Not to point out the obvious, but those in the “office” sell paper. Get it? The paper clearly represents the written word, a nod to the Protestant Reformation and the mass production of Bibles in the language of the people.

Thus The Office is a metaphor for American evangelicalism. The leader of the “office” is a guy who wears a suit, much like your average evangelical pastor. The “employees” have diverse gifts and backgrounds, as 1 Corinthians 12 describes. They are supposed to work together (see Ephesians 4), but of course this is a challenge as it is in any church—oops, I mean “office.”

And the reason they have such strained relationships, as the Bible tells us, is the Fall. This goes back to the creation account once again, in which sin entered the world and made our relationships a mess. Even as believers, we struggle with our relationships to one another and even to God. And as The Office so profoundly illustrates, we even make the distribution of God’s word merely a means to make a buck. Yes, we do need a new Reformation! Thank you, Office, for this clarion call.

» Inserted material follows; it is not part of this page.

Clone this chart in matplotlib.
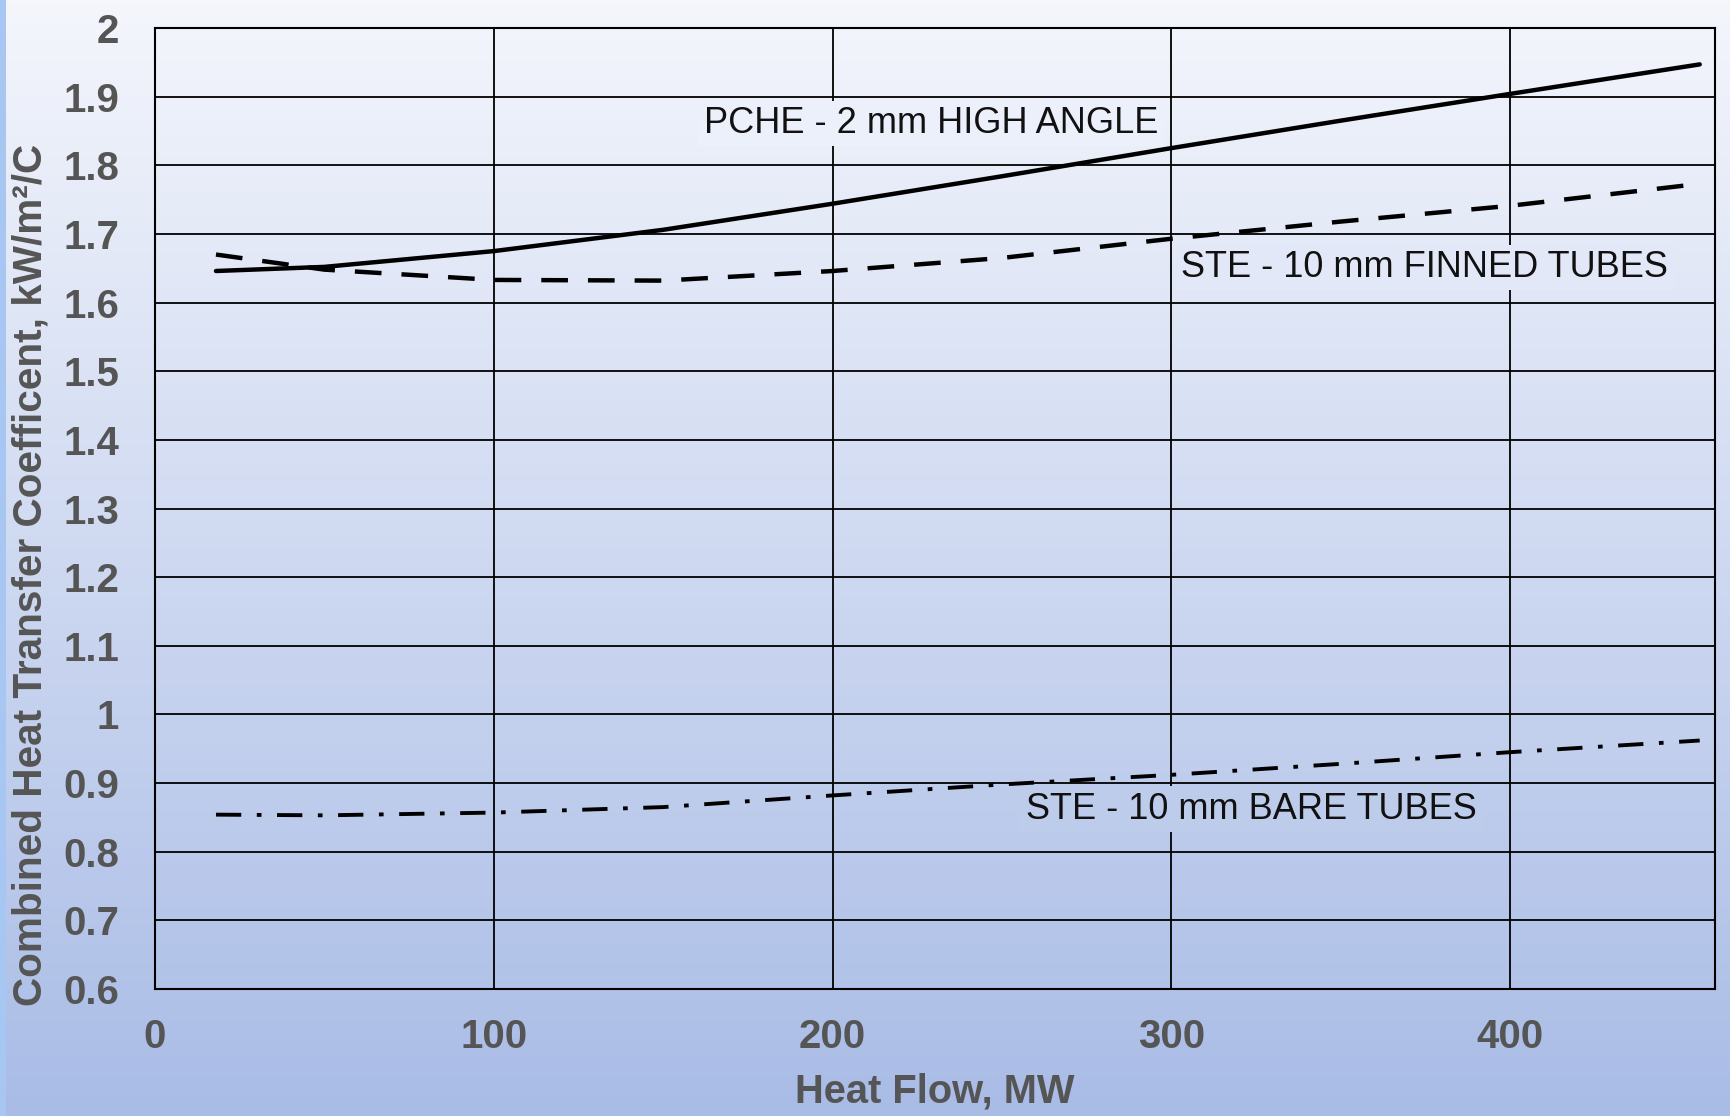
import numpy as np
import matplotlib
matplotlib.use("Agg")
import matplotlib.pyplot as plt
from matplotlib.colors import to_rgb

plt.rcParams["font.family"] = ["Liberation Sans", "DejaVu Sans"]

# heat flow, MW
heat_flow = [18, 50, 100, 150, 200, 250, 300, 350, 400, 456]
# combined heat transfer coefficient, kW/m2/C
pche_high_angle = [1.646, 1.652, 1.675, 1.706, 1.744, 1.784, 1.825, 1.865, 1.904, 1.947]
ste_finned = [1.670, 1.648, 1.633, 1.632, 1.646, 1.665, 1.693, 1.718, 1.741, 1.773]
ste_bare = [0.854, 0.853, 0.857, 0.865, 0.882, 0.898, 0.912, 0.928, 0.945, 0.962]

x_ticks = [0, 100, 200, 300, 400]
y_ticks = [0.6, 0.7, 0.8, 0.9, 1.0, 1.1, 1.2, 1.3, 1.4, 1.5, 1.6, 1.7, 1.8, 1.9, 2.0]

TOP = np.array(to_rgb("#f4f6fc"))
BOTTOM = np.array(to_rgb("#a9bce6"))


def bg_at(frac_from_top):
    return tuple(TOP + (BOTTOM - TOP) * frac_from_top)


fig = plt.figure(figsize=(17.3, 11.16), dpi=100)

# gradient background
bg = fig.add_axes([0, 0, 1, 1], zorder=-10)
grad = np.linspace(0, 1, 256)[:, None, None]
img = TOP + (BOTTOM - TOP) * grad
bg.imshow(np.repeat(img, 2, axis=1), aspect="auto", extent=[0, 1, 0, 1])
bg.add_patch(plt.Rectangle((0, 0), 0.0035, 1, color="#a8c6f2", lw=0))
bg.set_xlim(0, 1)
bg.set_ylim(0, 1)
bg.axis("off")

ax = fig.add_axes([0.0896, 0.1138, 0.9017, 0.8611])
ax.patch.set_alpha(0)

ax.plot(heat_flow, pche_high_angle, color="black", lw=3.2, solid_capstyle="round")
ax.plot(heat_flow, ste_finned, color="black", lw=3.2, linestyle=(0, (6, 4.5)))
ax.plot(heat_flow, ste_bare, color="black", lw=2.8, linestyle=(0, (6.5, 4, 1.2, 4)))

ax.set_xlim(0, 460.5)
ax.set_ylim(0.6, 2.0)
ax.set_xticks(x_ticks)
ax.set_yticks(y_ticks)
ax.set_yticklabels([f"{v:g}" for v in y_ticks])
ax.grid(True, color="black", lw=1.3)
ax.set_axisbelow(True)
for s in ax.spines.values():
    s.set_color("black")
    s.set_linewidth(1.5)

tick_col = "#555555"
ax.tick_params(axis="both", length=0, labelsize=29, labelcolor=tick_col)
ax.tick_params(axis="y", pad=26)
ax.tick_params(axis="x", pad=21)
for lab in ax.get_xticklabels() + ax.get_yticklabels():
    lab.set_fontweight("bold")

ax.set_xlabel("Heat Flow, MW", fontsize=28.7, fontweight="bold", color=tick_col)
ax.xaxis.set_label_coords(0.5, -0.087)
ax.set_ylabel("Combined Heat Transfer Coefficent, kW/m²/C", fontsize=29.2,
              fontweight="bold", color=tick_col)
ax.yaxis.set_label_coords(-0.0675, 0.4305)

labels = [
    ("PCHE - 2 mm HIGH ANGLE", 162, 1.861),
    ("STE - 10 mm FINNED TUBES", 303, 1.651),
    ("STE - 10 mm BARE TUBES", 257, 0.862),
]
for txt, x, y in labels:
    frac = (0.9749 - (0.1138 + 0.8611 * (y - 0.6) / 1.4)) + 0.0251
    ax.text(x, y, txt, fontsize=26, color="#111111", va="center", ha="left",
            bbox=dict(boxstyle="square,pad=0.15", fc=bg_at(frac), ec="none"))

fig.savefig("out.png", dpi=100)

It’s exciting that a show of such striking religious commentary made it onto the air.

1 comment:

Jeff said...

Insightful post, Ken. Don't forget that in the first few season's of The Office, the plot was driven by the constant threat of downsizing, and the goofiness that occured as a result of the "manager's" attempts to motivate the "employees" in an attempt to stay relevant.

commentary on the decline of evangelicalism?